Located on the top of a cliff on the southwest of the Bukit peninsula overlooking the Indian Ocean, Pura Luhur Uluwatu (or Uluwatu Temple) is one of Bali’s most visited tourist spots. With its notorious monkeys, amazing sunset views, and the world-famous Kecak Fire Dance, Uluwatu Temple should be on top of your list of places to visit in Bali.
1. Dissecting the meaning behind its name, “Pura” means temple, “Luhur” means something of divine origin, “Ulu” means head, and “Watu” stands for rock.
2. While its history remains unclear, some people believe that the temple was built during the reign of Marakata (9th to 10th Century), the son of Mahendradatta, the former queen of Bali.

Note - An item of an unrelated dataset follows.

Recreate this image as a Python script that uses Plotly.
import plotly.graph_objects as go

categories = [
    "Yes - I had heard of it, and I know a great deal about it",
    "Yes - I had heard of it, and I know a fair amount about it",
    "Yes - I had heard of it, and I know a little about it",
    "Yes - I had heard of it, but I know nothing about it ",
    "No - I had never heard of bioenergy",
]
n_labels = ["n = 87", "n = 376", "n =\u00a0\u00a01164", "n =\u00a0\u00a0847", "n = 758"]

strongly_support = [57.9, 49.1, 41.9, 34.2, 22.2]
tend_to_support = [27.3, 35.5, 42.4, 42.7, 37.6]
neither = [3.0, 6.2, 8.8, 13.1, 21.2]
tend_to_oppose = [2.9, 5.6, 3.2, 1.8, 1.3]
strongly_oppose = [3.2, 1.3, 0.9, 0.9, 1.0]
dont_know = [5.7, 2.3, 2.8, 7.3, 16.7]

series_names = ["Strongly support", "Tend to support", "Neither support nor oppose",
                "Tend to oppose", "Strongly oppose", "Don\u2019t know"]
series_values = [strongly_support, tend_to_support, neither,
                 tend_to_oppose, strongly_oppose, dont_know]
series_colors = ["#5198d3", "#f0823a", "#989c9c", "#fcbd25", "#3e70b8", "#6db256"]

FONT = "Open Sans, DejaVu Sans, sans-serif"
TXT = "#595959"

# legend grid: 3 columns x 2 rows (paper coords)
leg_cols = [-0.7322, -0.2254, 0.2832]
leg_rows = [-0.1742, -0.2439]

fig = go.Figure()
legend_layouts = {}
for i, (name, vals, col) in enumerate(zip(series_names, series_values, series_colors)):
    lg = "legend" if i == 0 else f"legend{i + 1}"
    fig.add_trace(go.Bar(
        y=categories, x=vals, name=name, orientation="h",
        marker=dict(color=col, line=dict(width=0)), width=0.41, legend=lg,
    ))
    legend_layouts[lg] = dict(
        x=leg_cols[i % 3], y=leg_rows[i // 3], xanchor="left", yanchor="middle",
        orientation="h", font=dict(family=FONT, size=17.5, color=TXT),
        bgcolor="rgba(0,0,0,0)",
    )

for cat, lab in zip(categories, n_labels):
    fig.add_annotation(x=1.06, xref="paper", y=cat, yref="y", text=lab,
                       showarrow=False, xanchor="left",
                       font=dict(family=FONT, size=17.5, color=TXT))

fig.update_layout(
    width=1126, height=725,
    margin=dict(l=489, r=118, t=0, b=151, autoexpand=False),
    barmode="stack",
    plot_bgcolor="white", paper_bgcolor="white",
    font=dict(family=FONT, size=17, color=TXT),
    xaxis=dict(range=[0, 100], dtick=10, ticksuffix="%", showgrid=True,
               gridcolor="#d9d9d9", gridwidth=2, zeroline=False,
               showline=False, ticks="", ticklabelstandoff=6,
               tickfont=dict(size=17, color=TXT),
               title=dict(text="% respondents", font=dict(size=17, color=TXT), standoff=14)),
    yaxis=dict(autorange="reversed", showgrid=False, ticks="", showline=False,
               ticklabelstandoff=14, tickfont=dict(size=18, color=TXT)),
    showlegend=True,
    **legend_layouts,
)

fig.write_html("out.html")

3. Other people claim that it was built by Dang Hyang Nirartha, a religious figure from the Daha Kingdom in East Java. Having built the temple in the Pecau hill and completing his spiritual journey around Bali, the monk staged his return to Pura Luhur Uluwatu where he died–and his body vanished.
4. The temple’s anniversary is celebrated on Anggara Kasih day and usually lasts for three days with thousands of Hindu worshippers participating in the festivities.
5. It sits on a 70-meter high cliff with great sunset views overlooking the Indian Ocean.
6. The monkeys that aimlessly walk around the temple is said to protect it from bad spirits. Although they seem tame at first, tourists are always advised to keep an eye out for their belongings. The monkeys of Uluwatu, similar with other protected monkey forests in Bali, tend to snatch personal belongings which they learn to trade for fruits or other treats.
7. The Kecak Fire Dance is performed at sunset in Uluwatu, which serves as a perfect backdrop for this iconic dance performance.
8. Similar with most temples in Bali, the entrance of the temple (also known as candi bentar) is made of stone and is flanked by two statues of elephant-headed men.
9. Parts of Uluwatu are still being developed, and, unlike other temples in Bali, such as Tanah Lot, there are little to no vendors within its vicinity.